The vast number of teen clubs around the country that have historically been the spawning ground for bands and the focal point of local communities have hit the dirt in droves because the kids save their money for the festivals and the festivals have changed the price structure of bands so radically. At this point, a small club can hardly afford a popular act.

If this continues, there’ll be no place left for bands and kids to have the real rock and roll experience. (And the solution to the problem, just as the solution to so many of the problems, is to gather together in locals, not in centralized areas, not massively). Bands need a place to grow and develop and we. need a place to learn from each other in a more one to one relationship.

Any asshole with 500 acres can throw a pop festival but only we can develop truly alternative cultural imperatives.

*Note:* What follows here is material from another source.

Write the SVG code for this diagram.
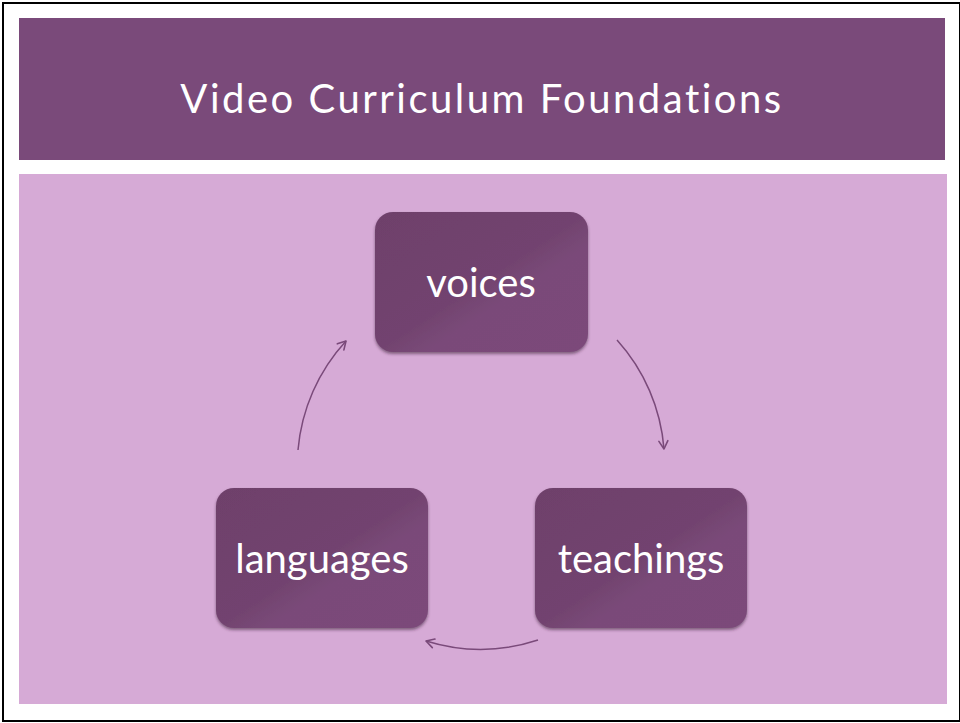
<svg xmlns="http://www.w3.org/2000/svg" width="960" height="723" viewBox="0 0 960 723">
  <style>
    .title { font-family: "Lato", "Open Sans", "Liberation Sans", sans-serif; font-size: 40px; fill: #ffffff; letter-spacing: 2.5px; }
    .label { font-family: "Lato", "Open Sans", "Liberation Sans", sans-serif; font-size: 40px; fill: #ffffff; }
    .box { fill: url(#nodeGrad); filter: url(#shadow); }
    .conn { fill: none; stroke: #7a4a7a; stroke-width: 1.5; marker-end: url(#arrow); }
  </style>
  <defs>
    <linearGradient id="nodeGrad" x1="0" y1="0" x2="1" y2="1">
      <stop offset="0" stop-color="#6e416b"/>
      <stop offset="0.5" stop-color="#72436f"/>
      <stop offset="0.62" stop-color="#7a4a79"/>
      <stop offset="1" stop-color="#7b4a7a"/>
    </linearGradient>
    <filter id="shadow" x="-10%" y="-10%" width="120%" height="125%">
      <feDropShadow dx="0" dy="2" stdDeviation="1.5" flood-color="#3a2038" flood-opacity="0.55"/>
    </filter>
    <marker id="arrow" viewBox="0 0 12 12" refX="10" refY="6" markerWidth="12" markerHeight="12" markerUnits="userSpaceOnUse" orient="auto">
      <polyline points="2,1.5 10,6 2,10.5" fill="none" stroke="#7a4a7a" stroke-width="1.6" stroke-linecap="round" stroke-linejoin="round"/>
    </marker>
  </defs>

  <rect x="0" y="0" width="960" height="723" fill="#ffffff"/>
  <rect x="3" y="3" width="957" height="718" fill="none" stroke="#000000" stroke-width="2"/>

  <g id="header">
    <rect x="19" y="18" width="926" height="142" fill="#7a4a7a"/>
    <text class="title" x="482" y="113" text-anchor="middle">Video Curriculum Foundations</text>
  </g>

  <g id="panel">
    <rect x="19" y="174" width="928" height="530" fill="#d6aad6"/>
  </g>

  <g id="connectors">
    <path class="conn" d="M617,340 A184,184 0 0 1 664,449"/>
    <path class="conn" d="M538,640 A184,184 0 0 1 426,641"/>
    <path class="conn" d="M298,450 A184,184 0 0 1 346,341"/>
  </g>

  <g id="node-voices">
    <rect class="box" x="375" y="212" width="213" height="140" rx="18"/>
    <text class="label" x="481" y="297" text-anchor="middle">voices</text>
  </g>

  <g id="node-teachings">
    <rect class="box" x="535" y="488" width="212" height="140" rx="18"/>
    <text class="label" x="641" y="573" text-anchor="middle">teachings</text>
  </g>

  <g id="node-languages">
    <rect class="box" x="216" y="488" width="212" height="140" rx="18"/>
    <text class="label" x="322" y="573" text-anchor="middle">languages</text>
  </g>
</svg>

To do that we have to have roots; our culture doesn’t just meet on weekends.

Because of all this, there is really only one alternative; festivals have to center around people not around rock and roll. The time is past when we can be locked into a field somewhere and pay for the privilege. Our gatherings need to go back to the original concept of the Be-Ins, as Toby Mamis suggests in this issue and become tribal gatherings. We need to gather our energies around each other. It’s really the only way to save our music and our culture.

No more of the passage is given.